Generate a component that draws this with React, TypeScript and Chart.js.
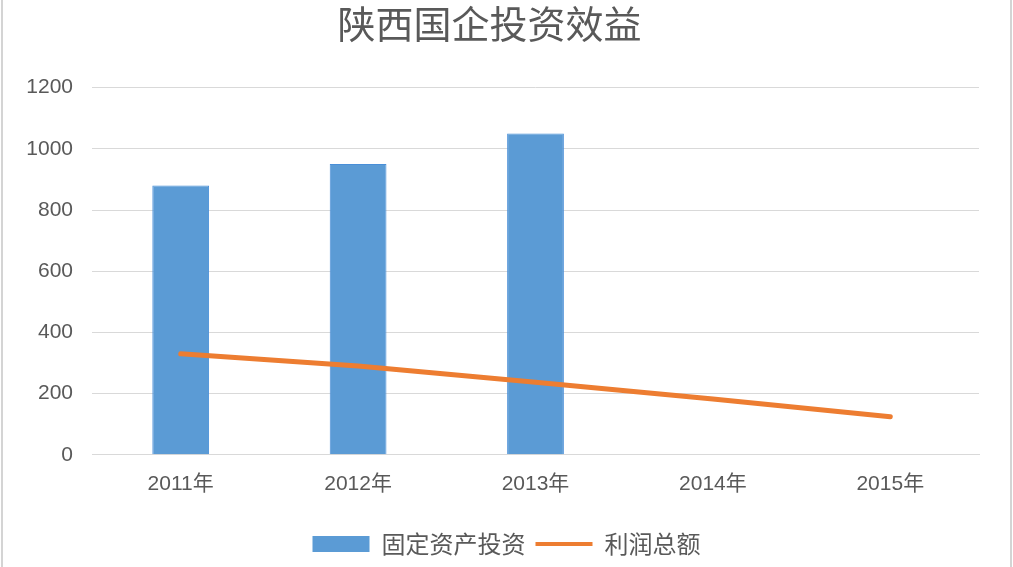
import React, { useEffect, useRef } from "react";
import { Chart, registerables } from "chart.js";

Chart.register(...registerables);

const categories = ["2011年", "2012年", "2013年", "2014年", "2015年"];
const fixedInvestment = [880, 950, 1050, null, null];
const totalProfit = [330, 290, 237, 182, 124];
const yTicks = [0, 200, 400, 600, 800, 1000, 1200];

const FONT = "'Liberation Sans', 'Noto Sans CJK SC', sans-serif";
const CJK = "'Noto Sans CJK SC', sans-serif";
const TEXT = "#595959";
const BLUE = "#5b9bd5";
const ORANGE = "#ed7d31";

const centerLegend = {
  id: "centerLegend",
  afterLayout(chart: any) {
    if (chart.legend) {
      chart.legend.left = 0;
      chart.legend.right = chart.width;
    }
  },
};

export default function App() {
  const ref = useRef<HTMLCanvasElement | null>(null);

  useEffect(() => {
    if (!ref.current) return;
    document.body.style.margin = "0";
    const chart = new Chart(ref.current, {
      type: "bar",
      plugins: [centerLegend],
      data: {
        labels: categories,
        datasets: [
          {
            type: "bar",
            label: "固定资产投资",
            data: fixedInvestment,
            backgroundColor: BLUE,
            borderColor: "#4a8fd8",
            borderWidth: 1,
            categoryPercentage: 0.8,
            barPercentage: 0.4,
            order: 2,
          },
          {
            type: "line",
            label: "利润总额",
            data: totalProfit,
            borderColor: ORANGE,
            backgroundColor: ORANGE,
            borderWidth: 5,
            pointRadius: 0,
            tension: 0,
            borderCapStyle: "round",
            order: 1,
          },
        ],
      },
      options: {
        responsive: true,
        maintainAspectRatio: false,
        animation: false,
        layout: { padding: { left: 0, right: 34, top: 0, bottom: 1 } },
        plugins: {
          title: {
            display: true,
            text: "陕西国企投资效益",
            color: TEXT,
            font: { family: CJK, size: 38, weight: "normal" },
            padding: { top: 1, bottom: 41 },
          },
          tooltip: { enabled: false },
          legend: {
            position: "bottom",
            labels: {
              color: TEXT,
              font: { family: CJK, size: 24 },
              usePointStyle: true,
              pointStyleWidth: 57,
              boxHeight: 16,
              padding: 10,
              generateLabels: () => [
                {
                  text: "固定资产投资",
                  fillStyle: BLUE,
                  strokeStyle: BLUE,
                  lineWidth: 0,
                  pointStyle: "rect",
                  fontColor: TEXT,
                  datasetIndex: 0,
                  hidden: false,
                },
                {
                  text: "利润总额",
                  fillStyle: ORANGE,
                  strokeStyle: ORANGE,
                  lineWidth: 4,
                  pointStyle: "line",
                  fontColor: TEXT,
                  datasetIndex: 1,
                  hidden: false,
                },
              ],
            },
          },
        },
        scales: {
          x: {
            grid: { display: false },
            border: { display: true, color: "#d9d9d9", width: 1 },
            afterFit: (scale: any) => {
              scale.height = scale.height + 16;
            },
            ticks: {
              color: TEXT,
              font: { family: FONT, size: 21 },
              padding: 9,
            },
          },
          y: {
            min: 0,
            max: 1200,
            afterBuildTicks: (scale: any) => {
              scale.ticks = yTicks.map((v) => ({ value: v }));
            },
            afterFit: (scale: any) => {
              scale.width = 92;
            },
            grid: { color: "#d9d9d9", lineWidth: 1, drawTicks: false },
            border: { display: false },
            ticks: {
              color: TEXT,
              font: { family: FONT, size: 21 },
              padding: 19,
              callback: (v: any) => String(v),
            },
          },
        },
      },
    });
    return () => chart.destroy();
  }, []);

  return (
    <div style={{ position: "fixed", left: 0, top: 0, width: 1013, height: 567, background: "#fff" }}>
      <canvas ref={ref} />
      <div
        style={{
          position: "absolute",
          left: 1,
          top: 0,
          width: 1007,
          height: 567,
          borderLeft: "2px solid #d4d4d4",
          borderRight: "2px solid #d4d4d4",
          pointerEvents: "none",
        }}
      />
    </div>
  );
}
......
Which lines contain the word "React"? Copy each of them.

Generate a component that draws this with React, TypeScript and Chart.js.
import React, { useEffect, useRef } from "react";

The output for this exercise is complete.